Sunday, 26 June 2016

China Has $5.6 Trillion Productivity Opportunity-New Study



 A productivity overhaul in China could add $5.6 trillion more to the economy by 2030 than the current model of using investment to spur growth.
Overhauling zombie companies and developing capital markets are among measures needed to unleash the economy’s potential, according to a new study by McKinsey & Co. It estimates that household income would be boosted by $5.1 trillion in the same period if such productivity can be harnessed.

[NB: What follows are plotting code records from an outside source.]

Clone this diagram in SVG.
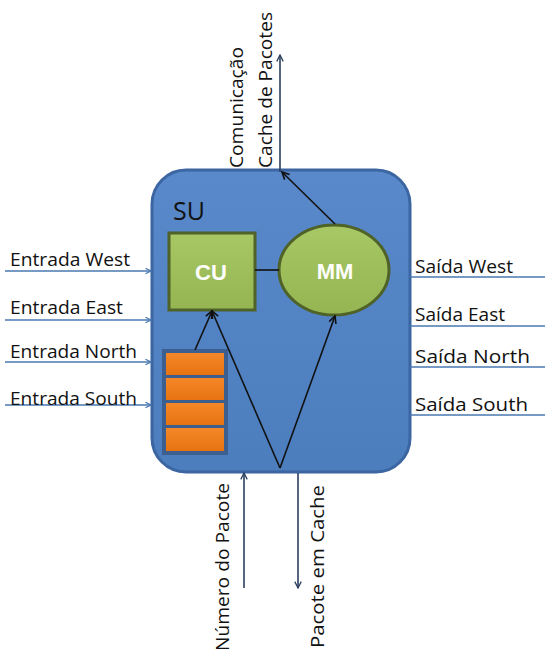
<svg xmlns="http://www.w3.org/2000/svg" width="545" height="652" viewBox="0 0 545 652">
<defs>
<style>
.lbl{font-family:"Open Sans","Liberation Sans",sans-serif;font-size:19px;fill:#111}
.io{stroke:#4a78b0;stroke-width:1.6;fill:none}
.blk{stroke:#111;stroke-width:1.6;fill:none}
.nav{stroke:#2b3f5e;stroke-width:1.6;fill:none}
.wt{font-family:"Liberation Sans",Arial,sans-serif;font-weight:bold;font-size:22px;fill:#fff;text-anchor:middle}
.q{fill:url(#og);stroke:#3d5f8f;stroke-width:2}
</style>
<linearGradient id="bg" x1="0" y1="0" x2="0" y2="1">
<stop offset="0" stop-color="#5989ca"/><stop offset="1" stop-color="#4c7dbd"/>
</linearGradient>
<linearGradient id="gg" x1="0" y1="0" x2="0" y2="1">
<stop offset="0" stop-color="#a8c765"/><stop offset="1" stop-color="#94b552"/>
</linearGradient>
<linearGradient id="og" x1="0" y1="0" x2="0" y2="1">
<stop offset="0" stop-color="#f5892a"/><stop offset="1" stop-color="#e7720f"/>
</linearGradient>
<marker id="ahb" viewBox="0 0 10 10" refX="9" refY="5" markerWidth="9" markerHeight="9" orient="auto" markerUnits="userSpaceOnUse">
<path d="M1,1 L9,5 L1,9" fill="none" stroke="#111" stroke-width="1.8"/>
</marker>
<marker id="ahn" viewBox="0 0 10 10" refX="9" refY="5" markerWidth="8" markerHeight="8" orient="auto" markerUnits="userSpaceOnUse">
<path d="M1,1 L9,5 L1,9" fill="none" stroke="#2b3f5e" stroke-width="1.6"/>
</marker>
<marker id="ahi" viewBox="0 0 10 10" refX="9" refY="5" markerWidth="7" markerHeight="7" orient="auto" markerUnits="userSpaceOnUse">
<path d="M1,1 L9,5 L1,9" fill="none" stroke="#4a78b0" stroke-width="1.6"/>
</marker>
</defs>

<g id="SU">
<rect x="152" y="170" width="258" height="302" rx="34" ry="34" fill="url(#bg)" stroke="#3b66a2" stroke-width="3"/>
<text x="173" y="220" font-family="Open Sans, Liberation Sans, sans-serif" font-size="25" fill="#111">SU</text>
</g>

<g id="CU">
<rect x="169" y="233" width="86" height="77" fill="url(#gg)" stroke="#4f6228" stroke-width="3"/>
<text class="wt" x="211" y="280">CU</text>
</g>

<g id="MM">
<ellipse cx="334" cy="270" rx="55" ry="45" fill="url(#gg)" stroke="#4f6228" stroke-width="3"/>
<text class="wt" x="335" y="279">MM</text>
</g>

<g id="buffer">
<rect x="163" y="350" width="64" height="104" fill="#4e7fc0" stroke="#3d5f8f" stroke-width="2"/>
<rect class="q" x="165" y="352" width="60" height="24"/>
<rect class="q" x="165" y="377" width="60" height="24"/>
<rect class="q" x="165" y="402" width="60" height="24"/>
<rect class="q" x="165" y="427" width="60" height="25"/>
</g>

<g id="connectors">
<line class="blk" x1="255" y1="270" x2="279" y2="270"/>
<line class="blk" x1="195" y1="350" x2="212" y2="311" marker-end="url(#ahb)"/>
<line class="blk" x1="280" y1="468" x2="212" y2="311" marker-end="url(#ahb)"/>
<line class="blk" x1="280" y1="468" x2="335" y2="316" marker-end="url(#ahb)"/>
<line class="blk" x1="335" y1="224" x2="282" y2="172" marker-end="url(#ahb)"/>
<line class="nav" x1="280" y1="172" x2="280" y2="55" marker-end="url(#ahn)"/>
<line class="nav" x1="244" y1="588" x2="244" y2="473" marker-end="url(#ahn)"/>
<line class="nav" x1="298" y1="473" x2="298" y2="588" marker-end="url(#ahn)"/>
<line class="io" x1="5" y1="271" x2="151" y2="271" marker-end="url(#ahi)"/>
<line class="io" x1="5" y1="320" x2="151" y2="320" marker-end="url(#ahi)"/>
<line class="io" x1="5" y1="362" x2="151" y2="362" marker-end="url(#ahi)"/>
<line class="io" x1="5" y1="405" x2="151" y2="405" marker-end="url(#ahi)"/>
<line class="io" x1="410" y1="277" x2="545" y2="277"/>
<line class="io" x1="410" y1="326" x2="545" y2="326"/>
<line class="io" x1="410" y1="367" x2="545" y2="367"/>
<line class="io" x1="410" y1="415" x2="545" y2="415"/>
</g>

<g id="labels">
<text class="lbl" x="10" y="266" textLength="120" lengthAdjust="spacingAndGlyphs">Entrada West</text>
<text class="lbl" x="10" y="314" textLength="113" lengthAdjust="spacingAndGlyphs">Entrada East</text>
<text class="lbl" x="10" y="358" textLength="127" lengthAdjust="spacingAndGlyphs">Entrada North</text>
<text class="lbl" x="10" y="405" textLength="127" lengthAdjust="spacingAndGlyphs">Entrada South</text>
<text class="lbl" x="415" y="273" textLength="98" lengthAdjust="spacingAndGlyphs">Saída West</text>
<text class="lbl" x="415" y="321" textLength="90" lengthAdjust="spacingAndGlyphs">Saída East</text>
<text class="lbl" x="415" y="363" textLength="115" lengthAdjust="spacingAndGlyphs">Saída North</text>
<text class="lbl" x="415" y="411" textLength="113" lengthAdjust="spacingAndGlyphs">Saída South</text>
<text class="lbl" transform="translate(243,168) rotate(-90)" textLength="121" lengthAdjust="spacingAndGlyphs">Comunicação</text>
<text class="lbl" transform="translate(272,168) rotate(-90)" textLength="156" lengthAdjust="spacingAndGlyphs">Cache de Pacotes</text>
<text class="lbl" transform="translate(229,651) rotate(-90)" textLength="168" lengthAdjust="spacingAndGlyphs">Número do Pacote</text>
<text class="lbl" transform="translate(324,648) rotate(-90)" textLength="163" lengthAdjust="spacingAndGlyphs">Pacote em Cache</text>
</g>
</svg>
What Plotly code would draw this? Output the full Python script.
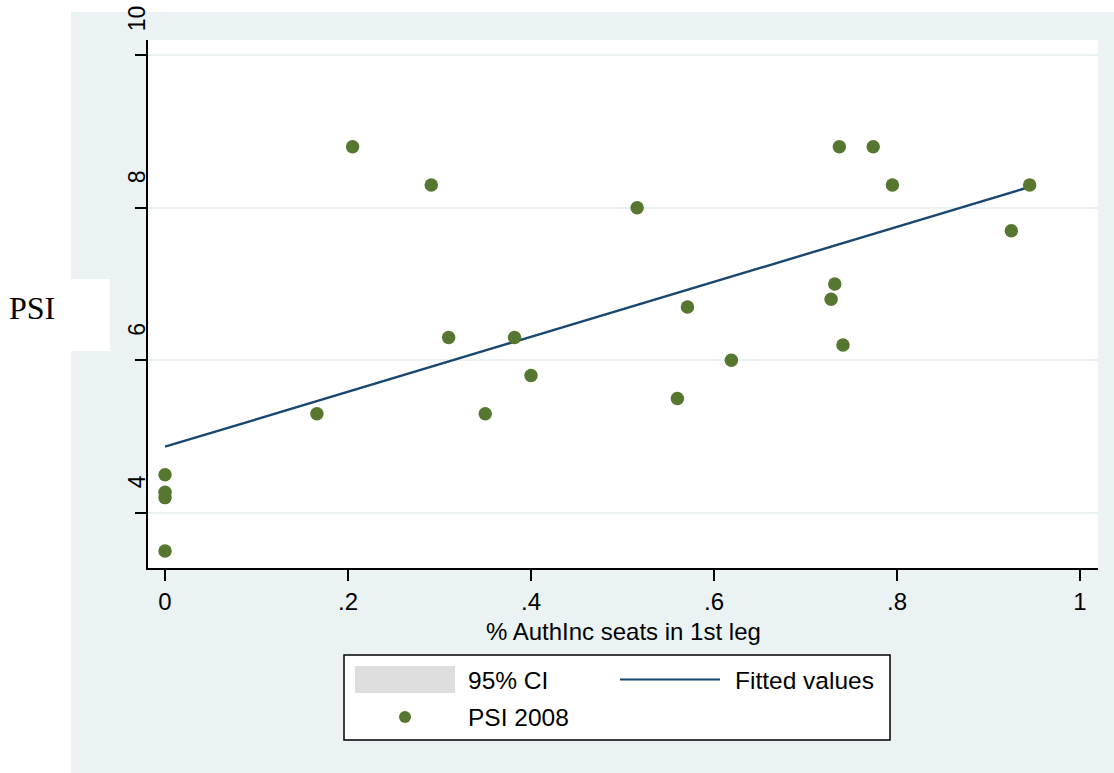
import numpy as np
import plotly.graph_objects as go

# Share of authoritarian-incumbent seats in the first legislature, and PSI 2008
auth_share = [0.0, 0.0, 0.0, 0.0, 0.166, 0.205, 0.291, 0.310, 0.350, 0.382, 0.400,
              0.516, 0.560, 0.571, 0.619, 0.728, 0.732, 0.737, 0.741, 0.774,
              0.795, 0.925, 0.945]
psi_2008 = [4.5, 4.27, 4.2, 3.5, 5.3, 8.8, 8.3, 6.3, 5.3, 6.3, 5.8,
            8.0, 5.5, 6.7, 6.0, 6.8, 7.0, 8.8, 6.2, 8.8,
            8.3, 7.7, 8.3]

x_ticks = [0, 0.2, 0.4, 0.6, 0.8, 1.0]
x_ticktext = ["0", ".2", ".4", ".6", ".8", "1"]
y_ticks = [4, 6, 8, 10]
y_ticktext = ["4", "6", "8", "10"]

BG = "#EAF2F3"
GREEN = "#56772F"
NAVY = "#1A476F"
FONT = "Liberation Sans, Arial, sans-serif"

W, H = 1114, 773
L, R, T, B = 148, 16, 40, 205
PW, PH = W - L - R, H - T - B


def px(xp):
    return (xp - L) / PW


def py(yp):
    return (H - B - yp) / PH


# Least-squares fit of PSI on seat share
slope, intercept = np.polyfit(auth_share, psi_2008, 1)
fit_x = np.linspace(min(auth_share), max(auth_share), 60)
fit_y = intercept + slope * fit_x

fig = go.Figure()
fig.add_trace(go.Scatter(x=fit_x, y=fit_y, mode="lines",
                         line=dict(color=NAVY, width=2.4),
                         name="Fitted values", showlegend=False,
                         hoverinfo="skip"))
fig.add_trace(go.Scatter(x=auth_share, y=psi_2008, mode="markers",
                         marker=dict(color=GREEN, size=13.5, symbol="circle"),
                         name="PSI 2008", showlegend=False))

shapes = [
    # outer graph region
    dict(type="rect", xref="paper", yref="paper", x0=px(71), x1=px(W + 2),
         y0=py(12), y1=py(H + 2), fillcolor=BG, line_width=0, layer="below"),
    # plot region
    dict(type="rect", xref="paper", yref="paper", x0=0, x1=1, y0=0, y1=1,
         fillcolor="white", line_width=0, layer="below"),
    # box behind the y title
    dict(type="rect", xref="paper", yref="paper", x0=px(-2), x1=px(110),
         y0=py(279), y1=py(351), fillcolor="white", line_width=0, layer="below"),
    # legend frame
    dict(type="rect", xref="paper", yref="paper", x0=px(344), x1=px(890),
         y0=py(655), y1=py(740), fillcolor="white",
         line=dict(color="black", width=1.5)),
    # CI swatch
    dict(type="rect", xref="paper", yref="paper", x0=px(355), x1=px(455),
         y0=py(666), y1=py(693), fillcolor="#DEDEDE", line_width=0),
    # fitted line key
    dict(type="line", xref="paper", yref="paper", x0=px(620), x1=px(720),
         y0=py(679.5), y1=py(679.5), line=dict(color=NAVY, width=2)),
    # marker key
    dict(type="circle", xref="paper", yref="paper", x0=px(399), x1=px(411),
         y0=py(711), y1=py(723), fillcolor=GREEN, line_width=0),
]

annotations = []
for v, t in zip(y_ticks, y_ticktext):
    annotations.append(dict(x=px(137), y=v, xref="paper", yref="y", text=t,
                            textangle=-90, showarrow=False, xanchor="center",
                            yanchor="bottom", yshift=22,
                            font=dict(family=FONT, size=23, color="black")))

annotations += [
    dict(x=px(32), y=py(308), xref="paper", yref="paper", text="PSI",
         showarrow=False, xanchor="center", yanchor="middle",
         font=dict(family="Liberation Serif, Times New Roman, serif", size=32,
                   color="black")),
    dict(x=0.5, y=py(631), xref="paper", yref="paper",
         text="% AuthInc seats in 1st leg", showarrow=False,
         xanchor="center", yanchor="middle",
         font=dict(family=FONT, size=24, color="black")),
    dict(x=px(466), y=py(680), xref="paper", yref="paper", text="95% CI",
         showarrow=False, xanchor="left", yanchor="middle",
         font=dict(family=FONT, size=24.5, color="black")),
    dict(x=px(733), y=py(680), xref="paper", yref="paper", text="Fitted values",
         showarrow=False, xanchor="left", yanchor="middle",
         font=dict(family=FONT, size=24.5, color="black")),
    dict(x=px(466), y=py(717), xref="paper", yref="paper", text="PSI 2008",
         showarrow=False, xanchor="left", yanchor="middle",
         font=dict(family=FONT, size=24.5, color="black")),
]

fig.update_layout(
    width=W, height=H,
    margin=dict(l=L, r=R, t=T, b=B, pad=0),
    paper_bgcolor="white", plot_bgcolor="white",
    showlegend=False,
    shapes=shapes, annotations=annotations,
    font=dict(family=FONT, size=24, color="black"),
)
fig.update_xaxes(range=[-0.0186, 1.0197], tickvals=x_ticks, ticktext=x_ticktext,
                 showgrid=False, zeroline=False, showline=True,
                 linecolor="black", linewidth=1.6, ticks="outside", ticklen=11,
                 tickwidth=1.5, tickcolor="black", ticklabelstandoff=0,
                 tickfont=dict(family=FONT, size=24, color="black"))
fig.update_yaxes(range=[3.277, 10.2], tickvals=y_ticks, showticklabels=False,
                 showgrid=True, gridcolor=BG, gridwidth=1.6, zeroline=False,
                 showline=True, linecolor="black", linewidth=1.6,
                 ticks="outside", ticklen=11, tickwidth=1.5, tickcolor="black")

fig.write_html("out.html")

China’s urbanization and industrialization over the past 30 years of super-charged growth lifted 600 million people out of poverty. But more recently the nation’s growth model has become challenged, leading policy makers to grapple for new drivers of demand.
The economy expanded by its slowest pace in 25 years in 2015 and labor productivity -- a measure of output per hour worked -- in the world’s no.2 economy is 15 to 30 percent of the average in Organisation for Economic Co-operation and Development countries, according to McKinsey. Debt has also ballooned to 2.5 times the $10-trillion plus economy’s size.
Over the next 15 years McKinsey estimates that 200 million people may shift sectors from areas such as agriculture and commodities to services and consumer goods.
Along with allowing more competition and deeper capital markets, areas identified by McKinsey’s study that need a shake up include: corporate restructuring, raising labor force skills to fill talent gaps and enhance labor mobility, boosting demand in the economy and addressing income inequality and raising public-sector effectiveness. 
"This can and will happen," Jonathan Woetzel, director of the McKinsey Global Institute and one of the report’s authors, said in a phone interview. "There’s a lot that could be done more productively."
The productivity challenge isn’t unique to China. Economies around the world have been dogged by weak productivity growth since the global financial crisis, one of the key reasons the global growth outlook remains tepid and global monetary settings so loose.
U.S. Federal Reserve Chair Janet Yellen this week told Congress she’s seriously worried about productivity. The top policy maker noted that it’s not clear what has depressed productivity and cited a slumping rate of business creation and a slower pace of technological change showing up in output data as among the possibilities.
If China doesn’t act, it runs the risk of flirting with a hard landing as capital productivity and corporate returns fall even as debt rises. "The longer you wait the more expensive it gets," Woetzel said.